When an artist says that he lives to make music, it can often be a throwaway line but in the case of legendary Texas singer-songwriter Jon Dee Graham, that statement is all too real. Graham was apparently momentarily dead after collapsing in his van after a blistering set at Fitzgerald’s American Music Festival (outside of Chicago) in 2019. His heart had stopped, and he had quit breathing apparently due to dehydration. He’s been questioned often since, whether he saw the white light, who else he saw, and so forth but can only remember a deep peaceful sleep.
Such an incident gives one not only a new appreciation for life but the realization that it could be over at any moment. Yet, almost just as miraculously, Graham now finds himself back with the New West family (on their Strolling Bones imprint) where he cut his first three albums in the early 2000s. Only Dead for a Little While is his first album in seven years and first full-length since 2010’s It’s Not as Bad As it Looks. Having survived that near-death experience and a subsequent battle with Covid, the 64-year-old Graham returns with what he terms the best album he’s ever made.
If by chance you are new to Graham, he has one of the most gravelly, hoarse-sounding voices you’ve heard but he is a terrific wordsmith and a take-no-prisoners rocker. The album opens with the searing “Where It All Went Wrong,” basically taking us back through a history of damnation “when the first monkey fell/out of the chattering tree.”
Naturally, many of these songs touch on mortality, perhaps best captured in the dobro imbued “See You By the Fire” which begins with a dream of a friend who died long ago and proceeds to blur the lines between life and death pointing toward that ‘glow,’ an imagined campfire where we gather to sing and dance. The song has a singalong quality to boot. Given Graham’s brush with death, it’s not at all surprising to see ghosts appear in these songs, with “There’s a Ghost on the Train” having us follow Graham’s very word through the baggage car to the diner to the sleeper car. Punctuated by three strong power chords, it’s another gem from Graham’s pen. He uses biblical imagery while singing triumphantly about all the joys on the journey to the grand ending in the closing, stinging guitar rave-up “Lost in the Flood.” In the chugging “Lazarus” he challenges mortality and wins, invoking Warren Zevon and Papa Hemingway along the way. There’s even a gutty take on Rev. Gary Davis’s “Death Don’t Have No Mercy, “as raw as this oft-covered song has ever been rendered. A series of growls ends with an emphatic whisper.

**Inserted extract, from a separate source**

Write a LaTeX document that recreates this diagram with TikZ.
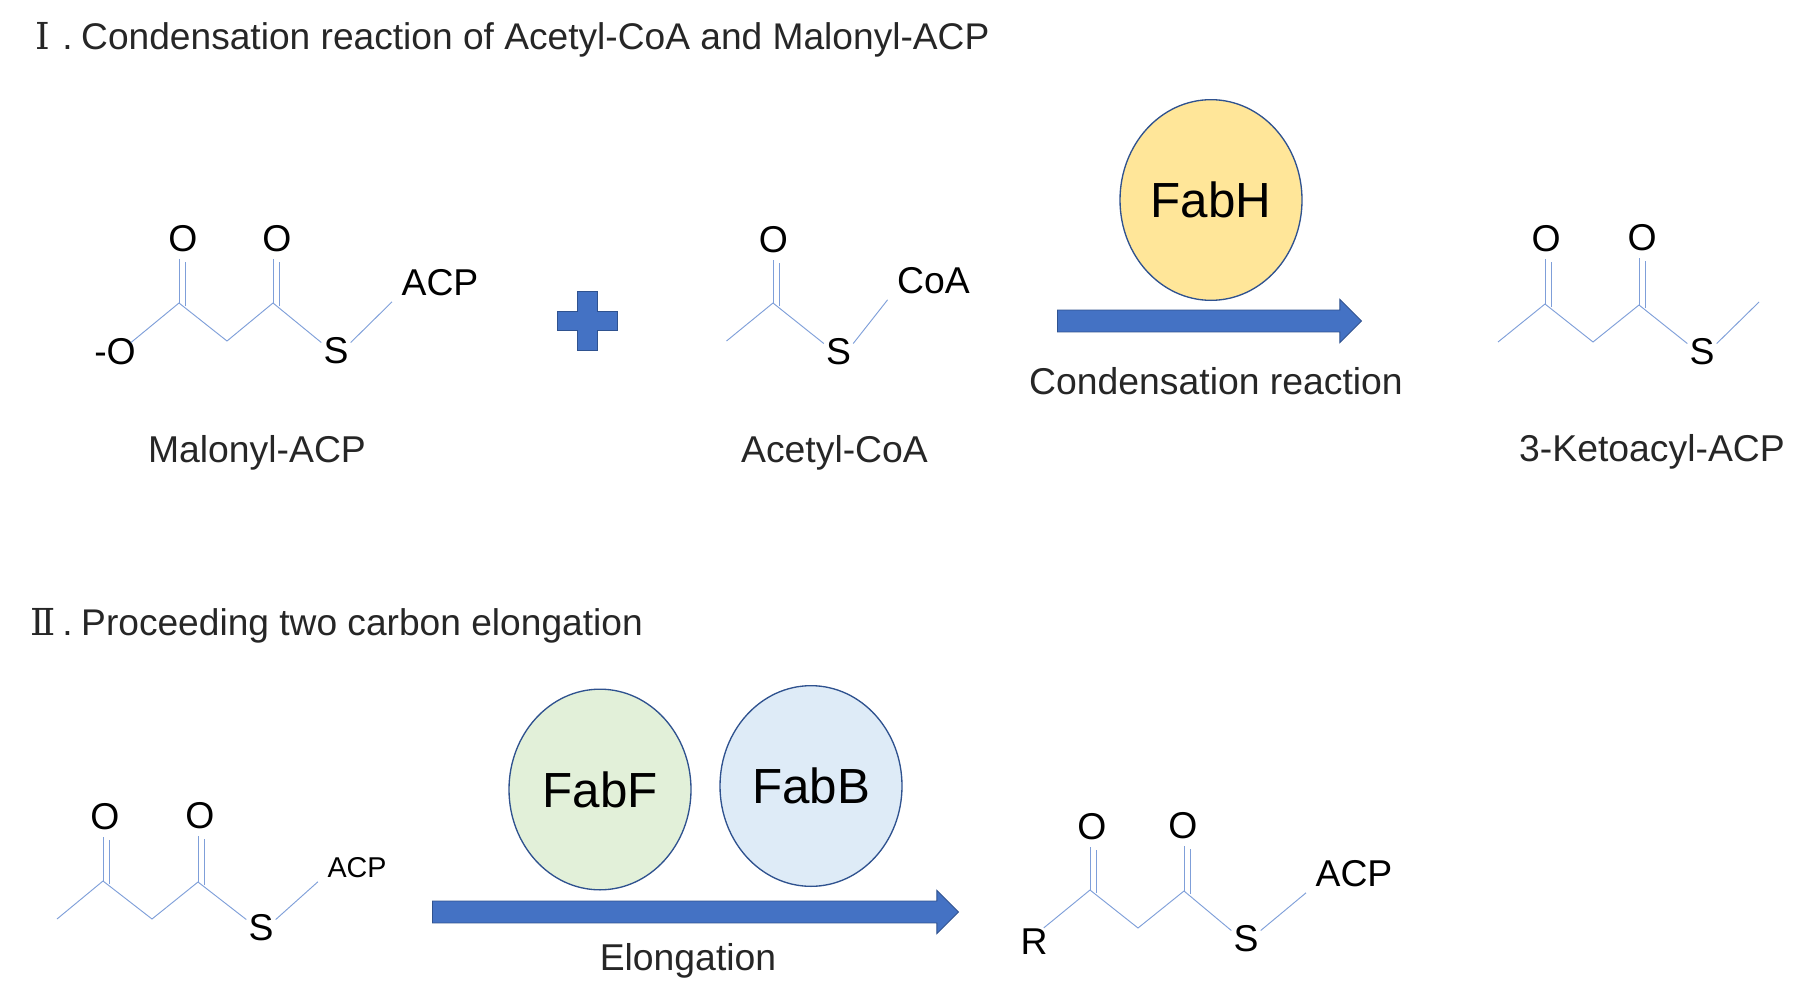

Like the best, Graham can craft an infectious, indelible love song as we hear in “Brought Me Here to You” and he seems invigorated about life in his rather sarcastic yearning to become a cult figure in Sweden like Lee Hazelwood. While at first, it may seem like an escape song, the refrain of the Stockholm Syndrome indicates something much deeper at play. Despite the gap between albums, Graham hasn’t lost a step. If anything, he is sharper than ever.